Apesar de a maior parte dos filmes favoritos ter sido premiada, à excepção de Still the Water (“Água Parada”), de Naomi Kawase, houve espaço para surpresas, como o Grande Prémio do Júri para Le Meraviglie (“As Maravilhas”), da outra directora em competição, Alice Rohrwacher. Jane Campion disse que o sexo do director jamais foi tido em conta. “Achámos Le Meraviglie um filme espiritual incrível, tinha performances óptimas. Chorei no final”, afirmou o cineasta dinamarquês Nicolas Winding Refn.

A sua companheira do júri, Sofia Coppola, elogiou a poesia do filme, enquanto o director chinês Jia Zhangke brincou: “Gostei do camelo.” Foxcatcher, de Bennett Miller, foi bem recebido em Cannes, mas nem sempre se espera que uma longa-metragem americana, já alçada à condição de concorrente ao Oscar do próximo ano, ganhe um prémio no festival, ainda mais um tão importante como o de melhor director.

Mas trata-se de uma produção americana atípica, com muitos silêncios e pouco didactismo, sobre um bizarro caso real envolvendo o milionário John Du Pont (Steve Carell), que montou uma equipa de luta livre, com destaque para o campeão olímpico Mark Schultz (Channing Tatum), e, anos mais tarde, assassinou o irmão de Mark, Dave (Mark Ruffalo).
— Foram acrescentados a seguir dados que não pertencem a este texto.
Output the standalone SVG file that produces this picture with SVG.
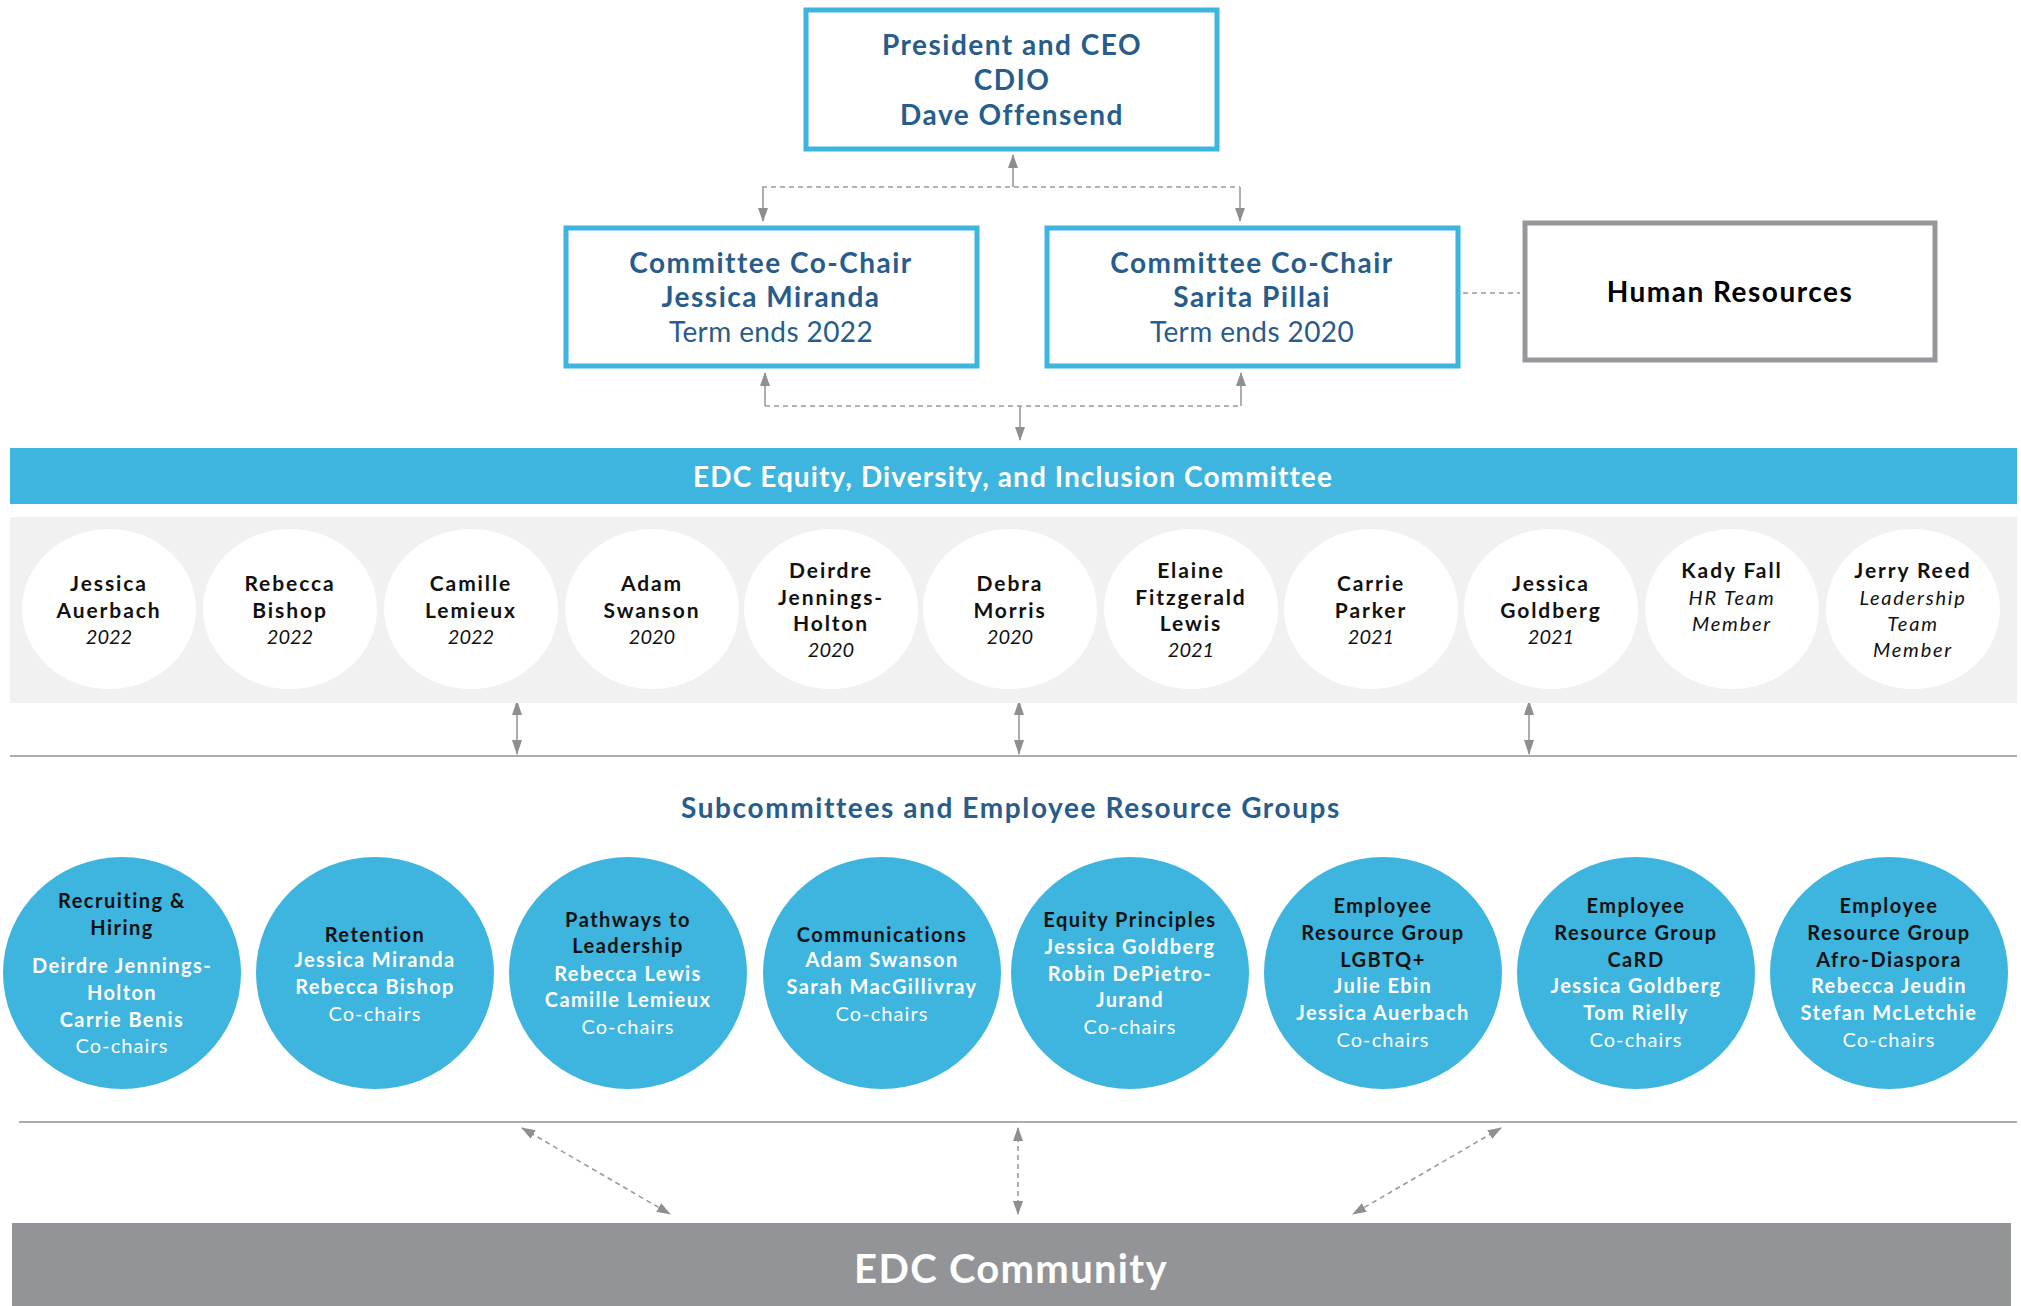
<svg xmlns="http://www.w3.org/2000/svg" width="2021" height="1306" viewBox="0 0 2021 1306">
<defs>
  <marker id="ah" viewBox="0 0 14 10" refX="13" refY="5" markerWidth="14" markerHeight="10" markerUnits="userSpaceOnUse" orient="auto-start-reverse">
    <path d="M0,0 L14,5 L0,10 z" fill="#8e8f93"/>
  </marker>
  <marker id="ahs" viewBox="0 0 15 10" refX="14" refY="5" markerWidth="15" markerHeight="10" markerUnits="userSpaceOnUse" orient="auto-start-reverse">
    <path d="M0,0 L15,5 L0,10 z" fill="#8e8f93"/>
  </marker>
</defs>
<style>
  .box { fill: #ffffff; stroke: #3db5df; stroke-width: 5; }
  .hr { fill: #ffffff; stroke: #96979b; stroke-width: 5; }
  .t { font-family: Lato, "Liberation Sans", sans-serif; text-anchor: middle; }
  .head { font-size: 28px; font-weight: bold; fill: #275c8b; letter-spacing: 1.5px; }
  .headr { font-size: 28px; font-weight: normal; fill: #275c8b; letter-spacing: 0.4px; }
  .mem { fill: #ffffff; }
  .nm { font-size: 21px; font-weight: bold; fill: #111111; letter-spacing: 1.9px; }
  .yr { font-size: 20px; font-style: italic; fill: #111111; }
  .role { font-size: 20px; font-style: italic; fill: #111111; letter-spacing: 1.8px; }
  .sub { fill: #3db5df; }
  .sh { font-size: 20px; font-weight: bold; fill: #111111; letter-spacing: 1.5px; }
  .sn { font-size: 20px; font-weight: bold; fill: #ffffff; letter-spacing: 1.4px; }
  .sc { font-size: 20px; font-weight: normal; fill: #ffffff; letter-spacing: 1.1px; }
  .dash { fill: none; stroke: #9a9a9e; stroke-width: 1.6; stroke-dasharray: 5 4; }
  .solid { fill: none; stroke: #9a9a9e; stroke-width: 1.6; }
  .rule { stroke: #adadad; stroke-width: 2; }
</style>

<!-- background -->
<rect x="0" y="0" width="2021" height="1306" fill="#ffffff"/>

<!-- connectors -->
<g id="connectors">
  <!-- president to co-chairs -->
  <line class="dash" x1="762" y1="187" x2="1240" y2="187"/>
  <line class="solid" x1="1013" y1="187" x2="1013" y2="155" marker-end="url(#ah)"/>
  <line class="solid" x1="763" y1="187" x2="763" y2="221" marker-end="url(#ah)"/>
  <line class="solid" x1="1240" y1="187" x2="1240" y2="221" marker-end="url(#ah)"/>
  <!-- co-chair to HR -->
  <line class="dash" x1="1463" y1="293" x2="1520" y2="293"/>
  <!-- co-chairs to committee -->
  <line class="dash" x1="765" y1="406" x2="1241" y2="406"/>
  <line class="solid" x1="765" y1="406" x2="765" y2="373" marker-end="url(#ah)"/>
  <line class="solid" x1="1241" y1="406" x2="1241" y2="373" marker-end="url(#ah)"/>
  <line class="solid" x1="1020" y1="406" x2="1020" y2="440" marker-end="url(#ah)"/>
  <!-- committee members to subcommittees -->
  <line class="solid" x1="517" y1="701" x2="517" y2="754" marker-start="url(#ahs)" marker-end="url(#ahs)"/>
  <line class="solid" x1="1019" y1="701" x2="1019" y2="754" marker-start="url(#ahs)" marker-end="url(#ahs)"/>
  <line class="solid" x1="1529" y1="701" x2="1529" y2="754" marker-start="url(#ahs)" marker-end="url(#ahs)"/>
  <line class="rule" x1="10" y1="756" x2="2017" y2="756"/>
  <!-- subcommittees to community -->
  <line class="rule" x1="19" y1="1122" x2="2017" y2="1122"/>
  <line class="dash" x1="522" y1="1128" x2="670" y2="1214" marker-start="url(#ah)" marker-end="url(#ah)"/>
  <line class="dash" x1="1018" y1="1128" x2="1018" y2="1214" marker-start="url(#ah)" marker-end="url(#ah)"/>
  <line class="dash" x1="1501" y1="1128" x2="1353" y2="1214" marker-start="url(#ah)" marker-end="url(#ah)"/>
</g>

<!-- leadership -->
<g id="president">
  <rect class="box" x="806" y="10" width="411" height="139"/>
  <text class="t head" x="1012" y="55">President and CEO</text>
  <text class="t head" x="1012" y="90">CDIO</text>
  <text class="t head" x="1012" y="125">Dave Offensend</text>
</g>
<g id="cochair-miranda">
  <rect class="box" x="566" y="228" width="411" height="138"/>
  <text class="t head" x="771" y="273">Committee Co-Chair</text>
  <text class="t head" x="771" y="307">Jessica Miranda</text>
  <text class="t headr" x="771" y="342">Term ends 2022</text>
</g>
<g id="cochair-pillai">
  <rect class="box" x="1047" y="228" width="411" height="138"/>
  <text class="t head" x="1252" y="273">Committee Co-Chair</text>
  <text class="t head" x="1252" y="307">Sarita Pillai</text>
  <text class="t headr" x="1252" y="342">Term ends 2020</text>
</g>
<g id="human-resources">
  <rect class="hr" x="1525" y="223" width="410" height="137"/>
  <text class="t" x="1730" y="302" font-size="28" font-weight="bold" fill="#000000" letter-spacing="1.5">Human Resources</text>
</g>

<!-- committee band -->
<g id="committee">
  <rect x="10" y="448" width="2007" height="56" fill="#3db5df"/>
  <text class="t" x="1013" y="487" font-size="28" font-weight="bold" fill="#ffffff" letter-spacing="1.1">EDC Equity, Diversity, and Inclusion Committee</text>
</g>

<!-- committee members -->
<g id="members">
  <rect x="10" y="517" width="2007" height="186" fill="#f1f1f1"/>
  <g id="m-auerbach">
    <ellipse class="mem" cx="109" cy="609" rx="87" ry="80"/>
    <text class="t nm" x="109" y="591">Jessica</text>
    <text class="t nm" x="109" y="618">Auerbach</text>
    <text class="t yr" x="109" y="644">2022</text>
  </g>
  <g id="m-bishop">
    <ellipse class="mem" cx="290" cy="609" rx="87" ry="80"/>
    <text class="t nm" x="290" y="591">Rebecca</text>
    <text class="t nm" x="290" y="618">Bishop</text>
    <text class="t yr" x="290" y="644">2022</text>
  </g>
  <g id="m-lemieux">
    <ellipse class="mem" cx="471" cy="609" rx="87" ry="80"/>
    <text class="t nm" x="471" y="591">Camille</text>
    <text class="t nm" x="471" y="618">Lemieux</text>
    <text class="t yr" x="471" y="644">2022</text>
  </g>
  <g id="m-swanson">
    <ellipse class="mem" cx="652" cy="609" rx="87" ry="80"/>
    <text class="t nm" x="652" y="591">Adam</text>
    <text class="t nm" x="652" y="618">Swanson</text>
    <text class="t yr" x="652" y="644">2020</text>
  </g>
  <g id="m-jennings-holton">
    <ellipse class="mem" cx="831" cy="609" rx="87" ry="80"/>
    <text class="t nm" x="831" y="578">Deirdre</text>
    <text class="t nm" x="831" y="605">Jennings-</text>
    <text class="t nm" x="831" y="631">Holton</text>
    <text class="t yr" x="831" y="657">2020</text>
  </g>
  <g id="m-morris">
    <ellipse class="mem" cx="1010" cy="609" rx="87" ry="80"/>
    <text class="t nm" x="1010" y="591">Debra</text>
    <text class="t nm" x="1010" y="618">Morris</text>
    <text class="t yr" x="1010" y="644">2020</text>
  </g>
  <g id="m-lewis">
    <ellipse class="mem" cx="1191" cy="609" rx="87" ry="80"/>
    <text class="t nm" x="1191" y="578">Elaine</text>
    <text class="t nm" x="1191" y="605">Fitzgerald</text>
    <text class="t nm" x="1191" y="631">Lewis</text>
    <text class="t yr" x="1191" y="657">2021</text>
  </g>
  <g id="m-parker">
    <ellipse class="mem" cx="1371" cy="609" rx="87" ry="80"/>
    <text class="t nm" x="1371" y="591">Carrie</text>
    <text class="t nm" x="1371" y="618">Parker</text>
    <text class="t yr" x="1371" y="644">2021</text>
  </g>
  <g id="m-goldberg">
    <ellipse class="mem" cx="1551" cy="609" rx="87" ry="80"/>
    <text class="t nm" x="1551" y="591">Jessica</text>
    <text class="t nm" x="1551" y="618">Goldberg</text>
    <text class="t yr" x="1551" y="644">2021</text>
  </g>
  <g id="m-fall">
    <ellipse class="mem" cx="1732" cy="609" rx="87" ry="80"/>
    <text class="t nm" x="1732" y="578">Kady Fall</text>
    <text class="t role" x="1732" y="605">HR Team</text>
    <text class="t role" x="1732" y="631">Member</text>
  </g>
  <g id="m-reed">
    <ellipse class="mem" cx="1913" cy="609" rx="87" ry="80"/>
    <text class="t nm" x="1913" y="578">Jerry Reed</text>
    <text class="t role" x="1913" y="605">Leadership</text>
    <text class="t role" x="1913" y="631">Team</text>
    <text class="t role" x="1913" y="657">Member</text>
  </g>
</g>

<!-- subcommittees heading -->
<text class="t" x="1011" y="818" font-size="28" font-weight="bold" fill="#275c8b" letter-spacing="1.6">Subcommittees and Employee Resource Groups</text>

<!-- subcommittees and employee resource groups -->
<g id="subcommittees">
  <g id="s-recruiting">
    <ellipse class="sub" cx="122" cy="973" rx="119" ry="116"/>
    <text class="t sh" x="122" y="908">Recruiting &amp;</text>
    <text class="t sh" x="122" y="935">Hiring</text>
    <text class="t sn" x="122" y="973">Deirdre Jennings-</text>
    <text class="t sn" x="122" y="1000">Holton</text>
    <text class="t sn" x="122" y="1027">Carrie Benis</text>
    <text class="t sc" x="122" y="1053">Co-chairs</text>
  </g>
  <g id="s-retention">
    <ellipse class="sub" cx="375" cy="973" rx="119" ry="116"/>
    <text class="t sh" x="375" y="942">Retention</text>
    <text class="t sn" x="375" y="967">Jessica Miranda</text>
    <text class="t sn" x="375" y="994">Rebecca Bishop</text>
    <text class="t sc" x="375" y="1021">Co-chairs</text>
  </g>
  <g id="s-pathways">
    <ellipse class="sub" cx="628" cy="973" rx="119" ry="116"/>
    <text class="t sh" x="628" y="927">Pathways to</text>
    <text class="t sh" x="628" y="953">Leadership</text>
    <text class="t sn" x="628" y="981">Rebecca Lewis</text>
    <text class="t sn" x="628" y="1007">Camille Lemieux</text>
    <text class="t sc" x="628" y="1034">Co-chairs</text>
  </g>
  <g id="s-communications">
    <ellipse class="sub" cx="882" cy="973" rx="119" ry="116"/>
    <text class="t sh" x="882" y="942">Communications</text>
    <text class="t sn" x="882" y="967">Adam Swanson</text>
    <text class="t sn" x="882" y="994">Sarah MacGillivray</text>
    <text class="t sc" x="882" y="1021">Co-chairs</text>
  </g>
  <g id="s-equity">
    <ellipse class="sub" cx="1130" cy="973" rx="119" ry="116"/>
    <text class="t sh" x="1130" y="927">Equity Principles</text>
    <text class="t sn" x="1130" y="954">Jessica Goldberg</text>
    <text class="t sn" x="1130" y="981">Robin DePietro-</text>
    <text class="t sn" x="1130" y="1007">Jurand</text>
    <text class="t sc" x="1130" y="1034">Co-chairs</text>
  </g>
  <g id="s-lgbtq">
    <ellipse class="sub" cx="1383" cy="973" rx="119" ry="116"/>
    <text class="t sh" x="1383" y="913">Employee</text>
    <text class="t sh" x="1383" y="940">Resource Group</text>
    <text class="t sh" x="1383" y="967">LGBTQ+</text>
    <text class="t sn" x="1383" y="993">Julie Ebin</text>
    <text class="t sn" x="1383" y="1020">Jessica Auerbach</text>
    <text class="t sc" x="1383" y="1047">Co-chairs</text>
  </g>
  <g id="s-card">
    <ellipse class="sub" cx="1636" cy="973" rx="119" ry="116"/>
    <text class="t sh" x="1636" y="913">Employee</text>
    <text class="t sh" x="1636" y="940">Resource Group</text>
    <text class="t sh" x="1636" y="967">CaRD</text>
    <text class="t sn" x="1636" y="993">Jessica Goldberg</text>
    <text class="t sn" x="1636" y="1020">Tom Rielly</text>
    <text class="t sc" x="1636" y="1047">Co-chairs</text>
  </g>
  <g id="s-afro-diaspora">
    <ellipse class="sub" cx="1889" cy="973" rx="119" ry="116"/>
    <text class="t sh" x="1889" y="913">Employee</text>
    <text class="t sh" x="1889" y="940">Resource Group</text>
    <text class="t sh" x="1889" y="967">Afro-Diaspora</text>
    <text class="t sn" x="1889" y="993">Rebecca Jeudin</text>
    <text class="t sn" x="1889" y="1020">Stefan McLetchie</text>
    <text class="t sc" x="1889" y="1047">Co-chairs</text>
  </g>
</g>

<!-- community band -->
<g id="community">
  <rect x="12" y="1223" width="1999" height="83" fill="#939498"/>
  <text class="t" x="1011" y="1283" font-size="40" font-weight="bold" fill="#ffffff" letter-spacing="1.3">EDC Community</text>
</g>
</svg>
Timothy Spall, por Mr. Turner (“Sr. Turner”), de Mike Leigh, e Julianne Moore, de Maps to the Stars (“Mapas para as Estrelas”), de David Cronenberg, estavam nas listas de favoritos. Spall mostrou- se bem emocionado com o prémio de melhor actor.

“Estou a sentir-me como uma garota de 16 anos agora, ou menino de 16 anos, nem sei”, brincou o inglês entre os premiados. Moore não pôde voltar a Cannes para receber o troféu. A decisão mais comentada foi a divisão do Prémio do Júri entre o franco-canadiano Xavier Dolan, o cineasta mais jovem da competição, com 25 anos, por Mommy (“Mamãe”), e o franco-suíço Jean-Luc Godard, o director mais velho, com 83 anos de idade, por Adieu au Langage (“Adeus à Linguagem”). “Foi uma decisão que todos tomámos”, disse a presidente do júri, Jane Campion.

“Amo Mommy, é muito moderno. E não estava à espera, mas, quando vi Godard, realmente fiquei chocada, achei muito moderno também. Percebi que se tratava de um homem livre. Então juntar os dois fazia sentido.” Winding Refn destacou que ambos mostram que, com a revolução tecnológica, todo o mundo pode fazer cinema. Godard já tinha anunciado que não iria a Cannes em hipótese alguma, e o produtor Alain Sarde nem tinha telefonado para avisá-lo do prémio.

“Não me atreveria, a essa hora”, disse. “Vou ligar amanhã. Tenho a certeza de que ele já sabe, mas não vai mudar a sua vida”, completou, provocando risos. Sarde disse que tinha ficado feliz porque, normalmente, era um prémio dado a cineastas jovens. Dolan também declarou ter ficado contente com o troféu.

“Acho que foi um gesto deliberado do júri para nos juntar, talvez por termos idades tão diferentes e porque ambos estamos à procura da liberdade no cinema, com abordagens diferentes.” Em geral, foi uma premiação bastante ecléctica, que consagrou desde um drama mais cerebral e exigente (Winter Sleep) a uma fantasia espiritualista (Le Meraviglie), das travessuras de um cineasta veterano (Adieu au Language) às emoções derramadas (Mommy).